Richard O’Connell likes to call his company a combination of fintech, insurance tech and real estate tech all rolled into one.
Young renters, he said, are calling Leap a unique way to get an apartment when they have been denied by landlords.
The business plan is simple: Anyone needing a co-signer for any number of reasons (ranging from age to credit history to an inability to pay a hefty deposit) can turn to Leap.
O’Connell, the founder and CEO, said Leap is targeted to college students, international students, young professionals, people with thin credit files, including those who are older and have had some trouble.
If approved, and for the fee of one half of one month’s rent, Leap will serve as the cosigner, providing insurance (and assurance) to landlords for one year.
The company, which launched in June, celebrated its opening in Jersey City’s Newport neighborhood at a ribbon-cutting Wednesday.
O’Connell said the concept has been a big hit with potential tenants — but one he is still helping landlords understand.
“This idea of having an institutional cosigner, versus a traditional mom and pop, is new,” he said. “When landlords first hear, (they are) confused.
“The real estate industry is not really high tech; we are dragging landlords kicking and screaming into the 21st century.”
The 3-month-old company is one of the latest to benefit from the EDA’s Angel Investor tax credit, according to Kathleen Coviello, the authority’s vice president who oversees the technology and life science division.
The company raised $2 million from a dozen investors in May and was approved for underwriting insurance in June when it launched. The staff is currently up to 11, including one underwriter. There were also three interns, including one from Stevens Institute of Technology.
The company has been able to work with landlords in Newark, Harrison, Jersey City and Hoboken since launching. It is being advertised on social media and PATH trains.
It also has benefited from word-of-mouth and social media referrals, as well as targeted advertising such as on PATH trains.
O’Connell said he has been surprised by the growing presence the company has on WeChat, the Chinese social media and messaging app.
“There are lots of Chinese students coming for graduate degrees at Stevens, (New York University) and Columbia (University),” he said.
If they were to search for apartments the traditional way, because they usually don’t have a credit history or cosigner, they are likely to have to pay six to 12 months’ rent as a deposit, O’Connell said.

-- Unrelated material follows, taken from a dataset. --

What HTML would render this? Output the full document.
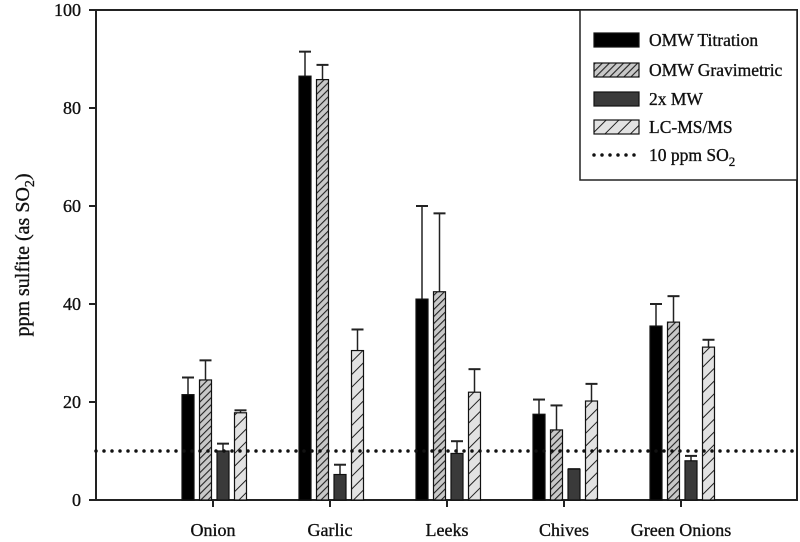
<!DOCTYPE html>
<html><head><meta charset="utf-8"><style>
body{margin:0;background:#fff;width:800px;height:537px;overflow:hidden}
svg text{font-family:"Liberation Serif",serif;fill:#111;stroke:#111;stroke-width:0.35}
</style></head><body>
<svg id="chart" width="800" height="537" viewBox="0 0 800 537" xmlns="http://www.w3.org/2000/svg">
<defs>
<pattern id="hatchDense" patternUnits="userSpaceOnUse" width="5" height="5" patternTransform="rotate(45)">
<rect width="5" height="5" fill="#c8c8c8"/><line x1="0" y1="0" x2="0" y2="5" stroke="#222" stroke-width="2.2"/></pattern>
<pattern id="hatchWide" patternUnits="userSpaceOnUse" width="9" height="9" patternTransform="rotate(45)">
<rect width="9" height="9" fill="#e2e2e2"/><line x1="0" y1="0" x2="0" y2="9" stroke="#222" stroke-width="2"/></pattern>
</defs>
<g id="plot"></g>
</svg>
<script>
const categories=["Onion","Garlic","Leeks","Chives","Green Onions"];
const seriesNames=["OMW Titration","OMW Gravimetric","2x MW","LC-MS/MS"];
const titration=[21.5,86.5,41,17.5,35.5];
const titrationErr=[3.5,5,19,3,4.5];
const gravimetric=[24.5,85.8,42.5,14.3,36.3];
const gravimetricErr=[4,3,16,5,5.3];
const mw2x=[10,5.2,9.5,6.3,8];
const mw2xErr=[1.5,2,2.5,0,1];
const lcms=[17.8,30.5,22,20.2,31.2];
const lcmsErr=[0.5,4.3,4.7,3.5,1.5];
const yTicks=[0,20,40,60,80,100];
const thresholdValue=10;

const NS="http://www.w3.org/2000/svg";
const g=document.getElementById('plot');
const X0=96,X1=797,Y0=500,Y1=10;
function y(v){return Y0-(v/100)*(Y0-Y1);}
function cx(i){return 213+i*117;}
function el(t,a,p){const e=document.createElementNS(NS,t);for(const k in a)e.setAttribute(k,a[k]);(p||g).appendChild(e);return e;}

const frame=el('rect',{x:X0,y:Y1,width:X1-X0,height:Y0-Y1,fill:'none',stroke:'#222','stroke-width':2});



yTicks.forEach(t=>{
  const tk=el('line',{x1:X0-7,x2:X0,y1:y(t),y2:y(t),stroke:'#222','stroke-width':2});
  
  
  const tx=el('text',{x:81,y:y(t)+6,'text-anchor':'end','font-size':18});
  tx.textContent=t;
  
  
});
const yt=el('text',{x:0,y:0,'text-anchor':'middle','font-size':20,transform:'translate(29,255) rotate(-90)'});
yt.innerHTML='ppm sulfite (as SO<tspan dy="5" font-size="14">2</tspan><tspan dy="-5">)</tspan>';



const fills=['#000','url(#hatchDense)','#3a3a3a','url(#hatchWide)'];
const vals=[titration,gravimetric,mw2x,lcms];
const errs=[titrationErr,gravimetricErr,mw2xErr,lcmsErr];
const bw=12,step=17.5;
categories.forEach((c,i)=>{
  const tk=el('line',{x1:cx(i),x2:cx(i),y1:Y0,y2:Y0+7,stroke:'#222','stroke-width':2});
  
  
  const lb=el('text',{x:cx(i),y:Y0+36,'text-anchor':'middle','font-size':18});
  lb.textContent=c;
  
  
  for(let s=0;s<4;s++){
    const left=cx(i)-31+s*step;
    const v=vals[s][i],e=errs[s][i];
    const mid=left+bw/2;
    const el1=el('line',{x1:mid,x2:mid,y1:y(v),y2:y(v+e),stroke:'#222','stroke-width':1.5});
    
    
    const cap=el('line',{x1:mid-6,x2:mid+6,y1:y(v+e),y2:y(v+e),stroke:'#222','stroke-width':2});
    
    
    const r=el('rect',{x:left,y:y(v),width:bw,height:Y0-y(v),fill:fills[s],stroke:'#111','stroke-width':1.2});
    
    
  }
});
const th=el('line',{x1:X0,x2:X1,y1:y(thresholdValue),y2:y(thresholdValue),stroke:'#111','stroke-width':3.5,'stroke-dasharray':'0 8','stroke-linecap':'round'});



const lg=el('g',{});


el('rect',{x:580,y:10,width:217,height:170,fill:'#fff',stroke:'#222','stroke-width':1.5},lg);
const ly=[40,70,99,127];
seriesNames.forEach((n,s)=>{
  const sw=el('rect',{x:594,y:ly[s]-7,width:45,height:14,fill:fills[s],stroke:'#111','stroke-width':1.2},lg);
  
  
  const t=el('text',{x:649,y:ly[s]+6,'font-size':17.5},lg);
  t.textContent=n;
  
  
});
const ld=el('line',{x1:594,x2:640,y1:155,y2:155,stroke:'#111','stroke-width':3.5,'stroke-dasharray':'0 8','stroke-linecap':'round'},lg);


const lt=el('text',{x:649,y:161,'font-size':17.5},lg);
lt.innerHTML='10 ppm SO<tspan dy="5" font-size="13">2</tspan>';


</script>
</body></html>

Since June, O’Connell said the website has had 39,000 unique visitors, 2,000 incomplete applications and 350 complete applications — of which 51 percent have been approved.
The traffic, he said, is coming in at a steady pace.
This is the type of growth that the EDA has been trying to support with the Angel Investor tax credit, according to Coviello.
Especially because it takes the risk of the taxpayers of New Jersey.
“The private investors take the risk,” she said. “The Angel Investor tax credit incentivizes private investors to put money in these young companies in New Jersey.
“So, there is no loss for New Jersey and we are incentivizing folks, smart folks with investment track records, to take a look at these young companies.”
That includes, for example, a former AT&T president, who is one of the investors in Leap.
To-date, the EDA has seen $39 million in investments in the first half of the year.
In addition to getting a better idea of how much investment is occurring in the state, the EDA is also able to encourage the companies to get on the radar of venture capital firms, according to Coviello.
“One of the things (O’Connell) should do now is create a Crunchbase profile,” she said. “Because everyone goes onto Crunchbase to see what new companies are getting started.
“If you talk to VCs, they all troll Crunchbase. They want to know who is investing in what kind of deals. It’s giving us an eye into how many people are investing in New Jersey companies under the radar.”